D is now the merged set, and in order to get it, you only need #B comparisons (in fact less than that when A(id) and/or C(id) do not exist)! Note that in the scheme above if there is a conflict between a deleted event on one side and the same event being edited on the other side, the edit prevails over deletion, no conflict is called. This is fast, since you start with the block D (the original block D is always in the merged set) which takes away a lot of work. Should you want to know which records, individually, need to be added/edited/deleted into A, then you need to loop also through D, and to have this information you waste #D comparisons. Which suggests that to gain speed, after obtaining the merged set, this set must be dumped as a whole completely replacing both A and C (as opposed to be picky and only change the records that really changed)...

Consider the case of an "online" use when you edit the record and changes are immidiately reflected on a connected calendar. B will only contain the edited event.

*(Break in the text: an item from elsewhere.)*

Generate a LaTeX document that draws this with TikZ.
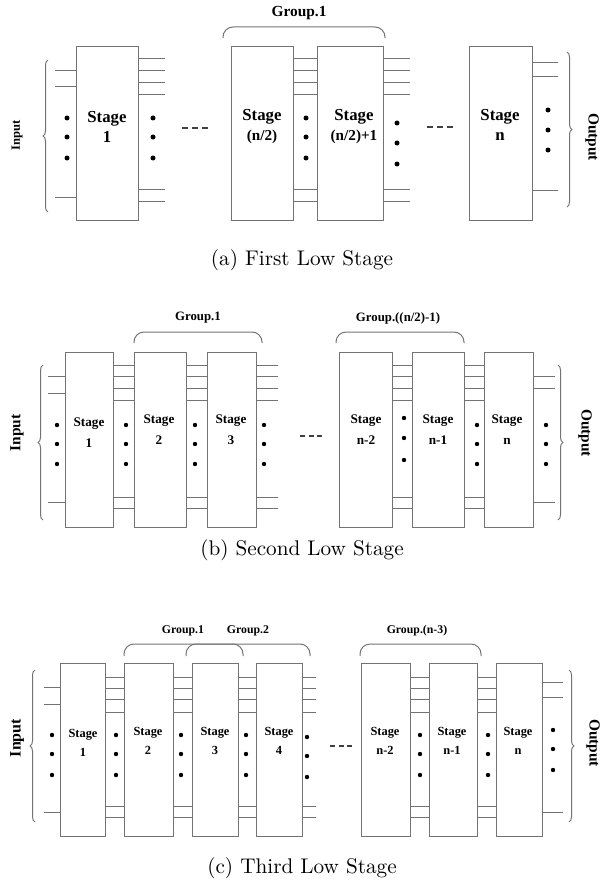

So the fast algorithm is almost equivalent to "download all + parse + merge edited record + upload all"...

Moreover might you need a second sync algorithm when the scrap db B is not available, in case it gets deleted/corrupted. A sequential index will alleviate the pain. In this case D=C, B=events in A with sequential index > index as of the time you went offline. For each id in B, if C(id) does not exist add B(id) to D, otherwise B(id) is a conflict case. You have more conflicts than it would be necessary if you had a proper B and newly deleted events in A have no "effect" on D (you loose this information anyway since there is no way to know if an event was deleted from A or added to C), but it is as good as it gets. In fact such index could also be used to check the integrity of B...

mvl

That would get the merged set (I think), but that is not enough. You can't just copy the whole set over. You need to use AddEvent(), if only to not confuse observers and alarms. You want to know which events changed. And the problem with the algo is that you claim you start with D. but to get that requires work too. So the algo isn't neccesarily faster.